[begin INPUT MATERIAL]

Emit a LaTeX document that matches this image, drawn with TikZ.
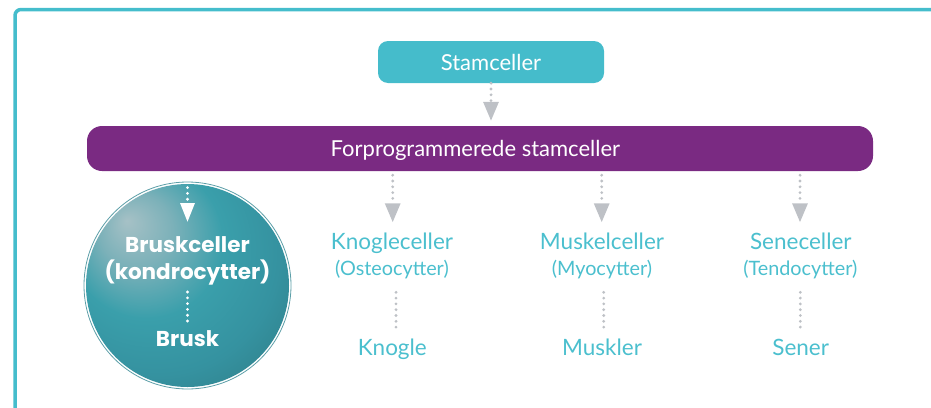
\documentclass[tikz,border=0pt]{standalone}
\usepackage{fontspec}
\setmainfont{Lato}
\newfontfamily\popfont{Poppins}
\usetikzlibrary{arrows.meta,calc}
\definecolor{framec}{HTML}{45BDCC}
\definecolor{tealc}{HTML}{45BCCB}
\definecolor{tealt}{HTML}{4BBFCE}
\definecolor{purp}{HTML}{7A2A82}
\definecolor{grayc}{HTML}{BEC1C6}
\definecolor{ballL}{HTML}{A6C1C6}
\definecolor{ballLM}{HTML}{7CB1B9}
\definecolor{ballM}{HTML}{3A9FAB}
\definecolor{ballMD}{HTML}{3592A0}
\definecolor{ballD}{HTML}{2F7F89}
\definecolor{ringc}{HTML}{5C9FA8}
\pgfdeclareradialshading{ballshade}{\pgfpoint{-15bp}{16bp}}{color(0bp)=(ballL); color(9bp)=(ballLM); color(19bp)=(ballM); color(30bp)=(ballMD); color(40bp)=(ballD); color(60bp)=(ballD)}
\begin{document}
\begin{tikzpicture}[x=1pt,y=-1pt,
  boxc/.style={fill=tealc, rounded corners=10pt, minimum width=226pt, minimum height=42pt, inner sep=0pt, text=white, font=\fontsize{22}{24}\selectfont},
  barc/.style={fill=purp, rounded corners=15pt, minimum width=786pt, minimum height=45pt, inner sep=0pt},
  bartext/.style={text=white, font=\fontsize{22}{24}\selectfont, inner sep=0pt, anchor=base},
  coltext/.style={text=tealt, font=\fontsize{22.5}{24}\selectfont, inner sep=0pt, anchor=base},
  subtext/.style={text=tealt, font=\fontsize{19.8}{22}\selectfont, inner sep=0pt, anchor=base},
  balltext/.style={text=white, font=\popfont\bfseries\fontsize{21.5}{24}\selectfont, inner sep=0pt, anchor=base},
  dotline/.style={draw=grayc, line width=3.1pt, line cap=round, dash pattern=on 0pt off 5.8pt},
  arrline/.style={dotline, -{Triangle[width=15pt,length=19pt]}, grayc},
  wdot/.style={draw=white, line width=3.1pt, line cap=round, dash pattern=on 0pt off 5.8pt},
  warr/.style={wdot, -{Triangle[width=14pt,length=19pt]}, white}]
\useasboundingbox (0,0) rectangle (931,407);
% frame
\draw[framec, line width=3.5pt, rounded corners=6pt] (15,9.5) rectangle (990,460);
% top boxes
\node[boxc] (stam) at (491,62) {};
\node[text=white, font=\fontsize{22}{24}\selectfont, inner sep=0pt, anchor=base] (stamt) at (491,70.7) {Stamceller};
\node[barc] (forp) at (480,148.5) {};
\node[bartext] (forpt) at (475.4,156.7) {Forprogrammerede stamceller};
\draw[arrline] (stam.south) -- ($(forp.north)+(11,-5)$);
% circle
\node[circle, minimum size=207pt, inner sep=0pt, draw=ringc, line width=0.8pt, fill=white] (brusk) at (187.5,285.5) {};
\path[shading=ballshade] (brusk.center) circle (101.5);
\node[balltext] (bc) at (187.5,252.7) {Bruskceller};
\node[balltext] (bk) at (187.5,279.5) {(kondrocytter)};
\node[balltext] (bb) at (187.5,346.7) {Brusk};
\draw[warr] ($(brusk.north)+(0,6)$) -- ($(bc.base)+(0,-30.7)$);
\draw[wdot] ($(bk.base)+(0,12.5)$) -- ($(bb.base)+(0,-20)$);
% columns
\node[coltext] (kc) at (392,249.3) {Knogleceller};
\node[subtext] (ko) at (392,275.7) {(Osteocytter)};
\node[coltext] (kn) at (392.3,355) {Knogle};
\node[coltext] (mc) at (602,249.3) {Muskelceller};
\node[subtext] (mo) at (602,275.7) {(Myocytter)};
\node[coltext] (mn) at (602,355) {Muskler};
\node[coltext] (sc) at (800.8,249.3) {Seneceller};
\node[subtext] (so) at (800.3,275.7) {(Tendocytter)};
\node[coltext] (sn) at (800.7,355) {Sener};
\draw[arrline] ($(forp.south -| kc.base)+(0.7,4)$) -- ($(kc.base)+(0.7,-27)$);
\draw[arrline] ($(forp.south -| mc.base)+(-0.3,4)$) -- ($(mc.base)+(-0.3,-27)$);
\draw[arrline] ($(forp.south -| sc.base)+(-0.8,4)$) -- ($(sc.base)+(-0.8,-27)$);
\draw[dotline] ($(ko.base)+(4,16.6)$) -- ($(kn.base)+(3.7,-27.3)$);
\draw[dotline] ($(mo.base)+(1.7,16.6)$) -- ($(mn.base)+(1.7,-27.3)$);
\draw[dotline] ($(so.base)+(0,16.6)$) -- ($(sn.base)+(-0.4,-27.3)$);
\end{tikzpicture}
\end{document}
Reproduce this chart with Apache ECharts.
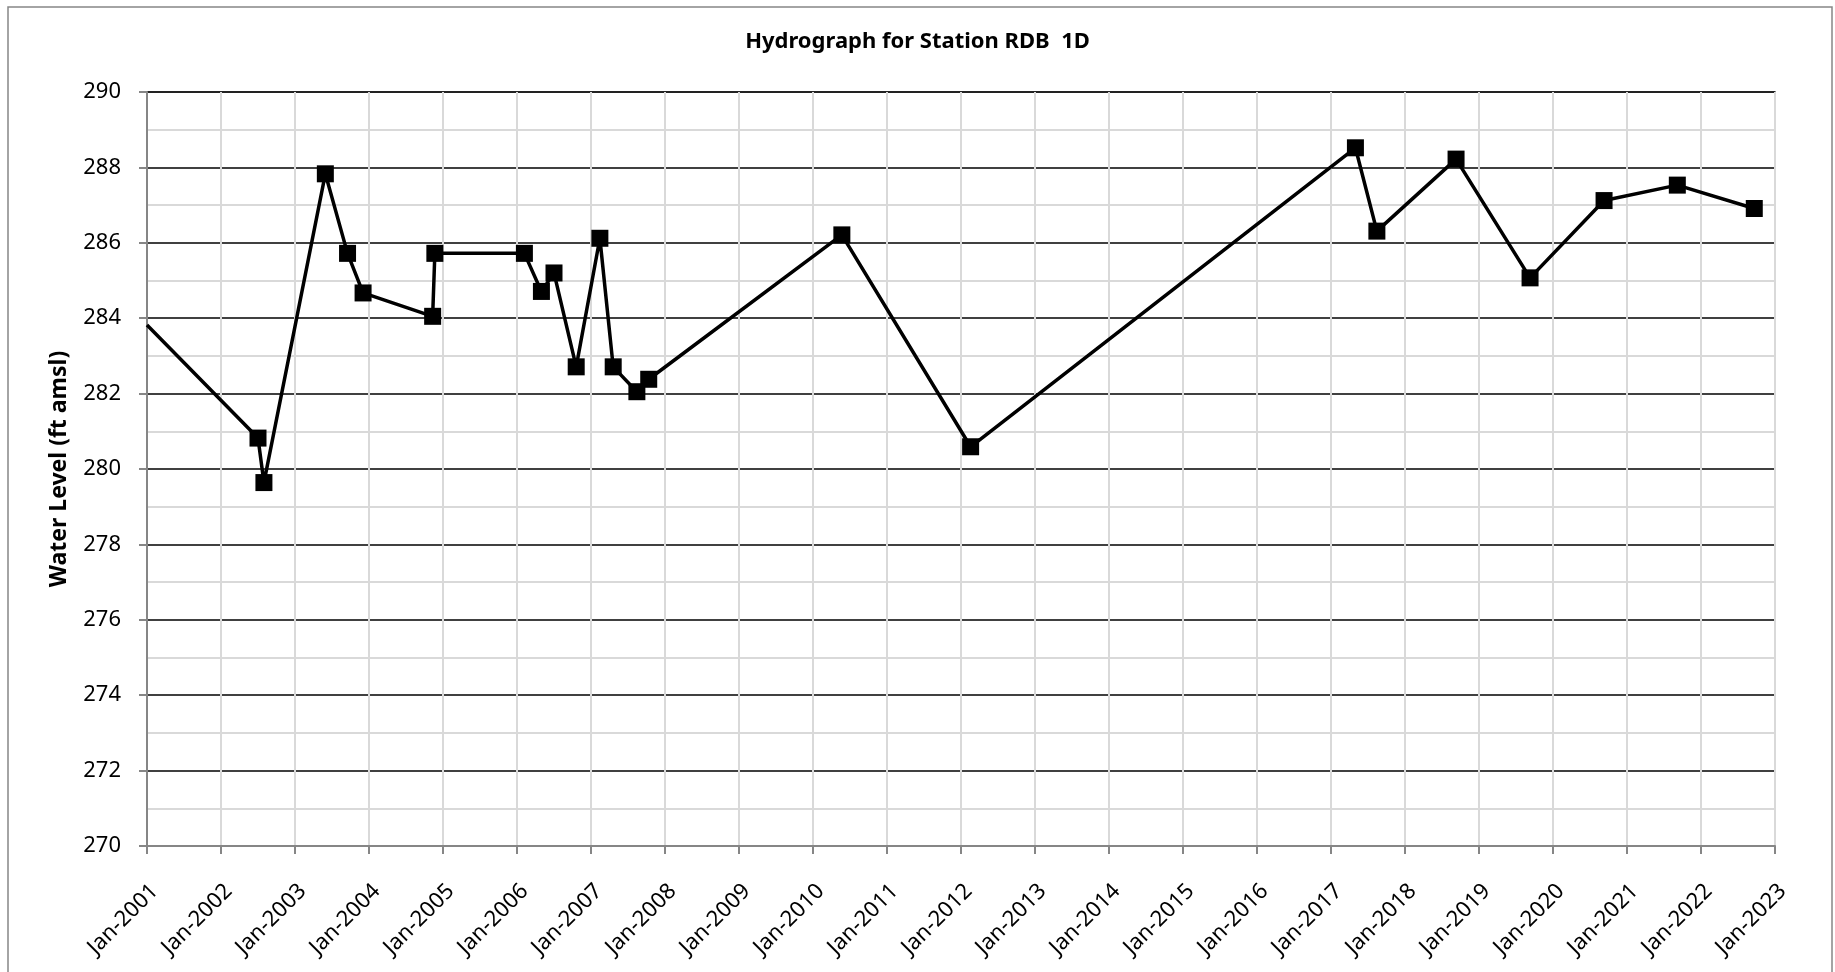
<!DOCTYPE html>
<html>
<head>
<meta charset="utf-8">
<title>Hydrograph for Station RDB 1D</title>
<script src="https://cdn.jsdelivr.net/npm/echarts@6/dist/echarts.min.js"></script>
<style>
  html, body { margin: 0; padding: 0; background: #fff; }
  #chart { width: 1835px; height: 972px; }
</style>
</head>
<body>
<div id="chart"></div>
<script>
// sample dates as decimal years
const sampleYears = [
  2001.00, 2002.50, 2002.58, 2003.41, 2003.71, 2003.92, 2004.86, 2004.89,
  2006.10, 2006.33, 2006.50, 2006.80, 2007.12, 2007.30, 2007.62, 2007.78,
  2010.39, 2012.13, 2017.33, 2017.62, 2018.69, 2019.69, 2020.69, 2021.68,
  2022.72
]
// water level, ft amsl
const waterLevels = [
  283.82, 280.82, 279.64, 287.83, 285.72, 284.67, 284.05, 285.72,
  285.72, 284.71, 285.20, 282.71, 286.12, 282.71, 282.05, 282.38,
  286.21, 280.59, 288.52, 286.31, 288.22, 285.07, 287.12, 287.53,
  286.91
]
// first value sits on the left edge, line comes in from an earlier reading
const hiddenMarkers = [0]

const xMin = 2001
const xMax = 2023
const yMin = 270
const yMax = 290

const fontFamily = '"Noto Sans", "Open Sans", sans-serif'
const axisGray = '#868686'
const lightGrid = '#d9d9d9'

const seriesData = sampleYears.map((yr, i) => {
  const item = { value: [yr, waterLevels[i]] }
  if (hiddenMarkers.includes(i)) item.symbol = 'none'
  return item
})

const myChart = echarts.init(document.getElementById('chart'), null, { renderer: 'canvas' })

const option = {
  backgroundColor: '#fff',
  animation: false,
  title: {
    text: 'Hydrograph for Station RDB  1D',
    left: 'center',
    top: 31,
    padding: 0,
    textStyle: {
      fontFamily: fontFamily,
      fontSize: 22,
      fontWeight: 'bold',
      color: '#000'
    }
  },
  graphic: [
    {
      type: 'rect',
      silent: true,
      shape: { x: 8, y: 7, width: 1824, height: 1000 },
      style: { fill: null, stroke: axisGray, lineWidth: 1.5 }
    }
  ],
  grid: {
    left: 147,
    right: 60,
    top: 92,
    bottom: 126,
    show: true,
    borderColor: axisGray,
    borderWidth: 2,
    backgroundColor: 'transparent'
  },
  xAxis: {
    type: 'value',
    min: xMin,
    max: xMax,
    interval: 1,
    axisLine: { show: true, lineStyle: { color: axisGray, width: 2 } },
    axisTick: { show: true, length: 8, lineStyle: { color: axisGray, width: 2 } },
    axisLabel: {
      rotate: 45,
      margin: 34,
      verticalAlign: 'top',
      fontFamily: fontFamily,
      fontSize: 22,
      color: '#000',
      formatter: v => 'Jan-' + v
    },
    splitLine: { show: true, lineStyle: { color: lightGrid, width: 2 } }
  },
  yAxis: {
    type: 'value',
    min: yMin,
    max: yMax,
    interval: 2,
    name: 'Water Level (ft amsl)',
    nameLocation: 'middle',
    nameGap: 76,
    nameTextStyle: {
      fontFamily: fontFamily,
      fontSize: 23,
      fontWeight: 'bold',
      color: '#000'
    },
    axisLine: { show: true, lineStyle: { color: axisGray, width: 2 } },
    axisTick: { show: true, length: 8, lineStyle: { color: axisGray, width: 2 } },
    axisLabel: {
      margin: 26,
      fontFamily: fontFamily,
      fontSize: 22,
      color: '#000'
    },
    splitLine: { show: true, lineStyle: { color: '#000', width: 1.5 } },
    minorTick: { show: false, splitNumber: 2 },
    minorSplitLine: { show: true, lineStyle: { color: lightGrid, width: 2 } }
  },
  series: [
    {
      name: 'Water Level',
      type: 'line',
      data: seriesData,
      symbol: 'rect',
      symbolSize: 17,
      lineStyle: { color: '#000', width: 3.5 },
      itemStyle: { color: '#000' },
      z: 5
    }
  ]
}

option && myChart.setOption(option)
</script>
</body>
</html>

[end INPUT MATERIAL]

= INSTRUCTIONS FOR THE TASK =
How many lines in the listing above contain "this"? Answer with the number alone.

= TASK RESULT =
2